### [Data shown]
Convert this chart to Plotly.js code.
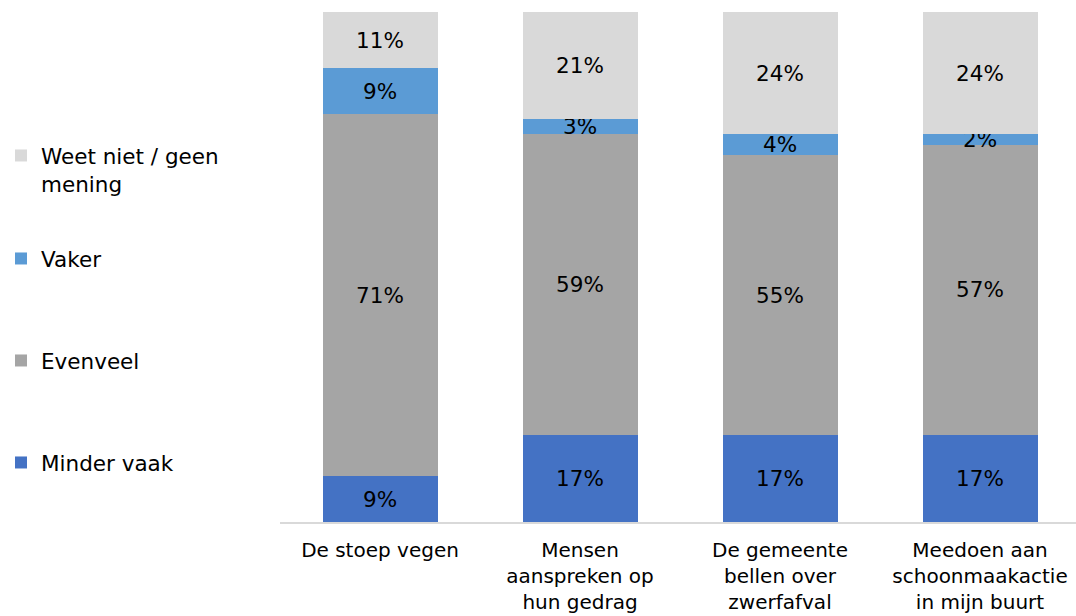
<!DOCTYPE html>
<html>
<head>
<meta charset="utf-8">
<script src="https://cdn.plot.ly/plotly-3.0.1.min.js"></script>
<style>html,body{margin:0;padding:0;background:#fff;}#chart{width:1076px;height:616px;}</style>
</head>
<body>
<div id="chart"></div>
<script>
const categories = ["De stoep vegen", "Mensen<br>aanspreken op<br>hun gedrag", "De gemeente<br>bellen over<br>zwerfafval", "Meedoen aan<br>schoonmaakactie<br>in mijn buurt"];
const minderVaak = [9, 17, 17, 17];
const evenveel = [71, 59, 55, 57];
const vaker = [9, 3, 4, 2];
const weetNiet = [11, 21, 24, 24];

const seriesNames = ["Minder vaak", "Evenveel", "Vaker", "Weet niet / geen<br>mening"];
const seriesValues = [minderVaak, evenveel, vaker, weetNiet];
const seriesColors = ["#4472C4", "#A5A5A5", "#5B9BD5", "#D9D9D9"];
const legendIds = ["legend4", "legend3", "legend2", "legend"];

const FONT = "DejaVu Sans, Verdana, sans-serif";
const FS = 21.5;
const TICK_FS = 20;

const traces = seriesValues.map((vals, i) => ({
  type: "bar",
  name: seriesNames[i],
  x: [0, 1, 2, 3],
  y: vals,
  marker: {color: seriesColors[i], line: {width: 0}},
  text: vals.map(v => v + "%"),
  textposition: "inside",
  insidetextanchor: "middle",
  textangle: 0,
  constraintext: "none",
  textfont: {family: FONT, size: FS, color: "#000000"},
  legend: legendIds[i],
  hoverinfo: "skip"
}));

const legendX = -279 / 796;
function legendAt(centerPx) {
  const top = centerPx - 20;
  return {
    x: legendX,
    xanchor: "left",
    y: (522 - top) / 510,
    yanchor: "top",
    valign: "top",
    font: {family: FONT, size: FS, color: "#000000"},
    bgcolor: "rgba(0,0,0,0)"
  };
}

const layout = {
  width: 1076,
  height: 616,
  margin: {l: 280, r: 0, t: 12, b: 94},
  paper_bgcolor: "#ffffff",
  plot_bgcolor: "#ffffff",
  barmode: "stack",
  bargap: 0.425,
  font: {family: FONT, size: FS, color: "#000000"},
  xaxis: {
    range: [-0.5, 3.48],
    tickvals: [0, 1, 2, 3],
    ticktext: categories,
    showgrid: false,
    zeroline: false,
    showline: true,
    linecolor: "#D9D9D9",
    linewidth: 2,
    ticks: "",
    ticklabelstandoff: 9,
    tickfont: {family: FONT, size: TICK_FS, color: "#000000"},
    fixedrange: true
  },
  yaxis: {
    range: [0, 100],
    visible: false,
    fixedrange: true
  },
  showlegend: true,
  legend: legendAt(155),
  legend2: legendAt(258),
  legend3: legendAt(360),
  legend4: legendAt(462)
};

Plotly.newPlot("chart", traces, layout, {displayModeBar: false, staticPlot: true});
</script>
</body>
</html>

### [Task description]
Restate the entire listing word for word, excluding pictures.

### [Answer for this exercise]
Convert this chart to Plotly.js code.
<!DOCTYPE html>
<html>
<head>
<meta charset="utf-8">
<script src="https://cdn.plot.ly/plotly-3.0.1.min.js"></script>
<style>html,body{margin:0;padding:0;background:#fff;}#chart{width:1076px;height:616px;}</style>
</head>
<body>
<div id="chart"></div>
<script>
const categories = ["De stoep vegen", "Mensen<br>aanspreken op<br>hun gedrag", "De gemeente<br>bellen over<br>zwerfafval", "Meedoen aan<br>schoonmaakactie<br>in mijn buurt"];
const minderVaak = [9, 17, 17, 17];
const evenveel = [71, 59, 55, 57];
const vaker = [9, 3, 4, 2];
const weetNiet = [11, 21, 24, 24];

const seriesNames = ["Minder vaak", "Evenveel", "Vaker", "Weet niet / geen<br>mening"];
const seriesValues = [minderVaak, evenveel, vaker, weetNiet];
const seriesColors = ["#4472C4", "#A5A5A5", "#5B9BD5", "#D9D9D9"];
const legendIds = ["legend4", "legend3", "legend2", "legend"];

const FONT = "DejaVu Sans, Verdana, sans-serif";
const FS = 21.5;
const TICK_FS = 20;

const traces = seriesValues.map((vals, i) => ({
  type: "bar",
  name: seriesNames[i],
  x: [0, 1, 2, 3],
  y: vals,
  marker: {color: seriesColors[i], line: {width: 0}},
  text: vals.map(v => v + "%"),
  textposition: "inside",
  insidetextanchor: "middle",
  textangle: 0,
  constraintext: "none",
  textfont: {family: FONT, size: FS, color: "#000000"},
  legend: legendIds[i],
  hoverinfo: "skip"
}));

const legendX = -279 / 796;
function legendAt(centerPx) {
  const top = centerPx - 20;
  return {
    x: legendX,
    xanchor: "left",
    y: (522 - top) / 510,
    yanchor: "top",
    valign: "top",
    font: {family: FONT, size: FS, color: "#000000"},
    bgcolor: "rgba(0,0,0,0)"
  };
}

const layout = {
  width: 1076,
  height: 616,
  margin: {l: 280, r: 0, t: 12, b: 94},
  paper_bgcolor: "#ffffff",
  plot_bgcolor: "#ffffff",
  barmode: "stack",
  bargap: 0.425,
  font: {family: FONT, size: FS, color: "#000000"},
  xaxis: {
    range: [-0.5, 3.48],
    tickvals: [0, 1, 2, 3],
    ticktext: categories,
    showgrid: false,
    zeroline: false,
    showline: true,
    linecolor: "#D9D9D9",
    linewidth: 2,
    ticks: "",
    ticklabelstandoff: 9,
    tickfont: {family: FONT, size: TICK_FS, color: "#000000"},
    fixedrange: true
  },
  yaxis: {
    range: [0, 100],
    visible: false,
    fixedrange: true
  },
  showlegend: true,
  legend: legendAt(155),
  legend2: legendAt(258),
  legend3: legendAt(360),
  legend4: legendAt(462)
};

Plotly.newPlot("chart", traces, layout, {displayModeBar: false, staticPlot: true});
</script>
</body>
</html>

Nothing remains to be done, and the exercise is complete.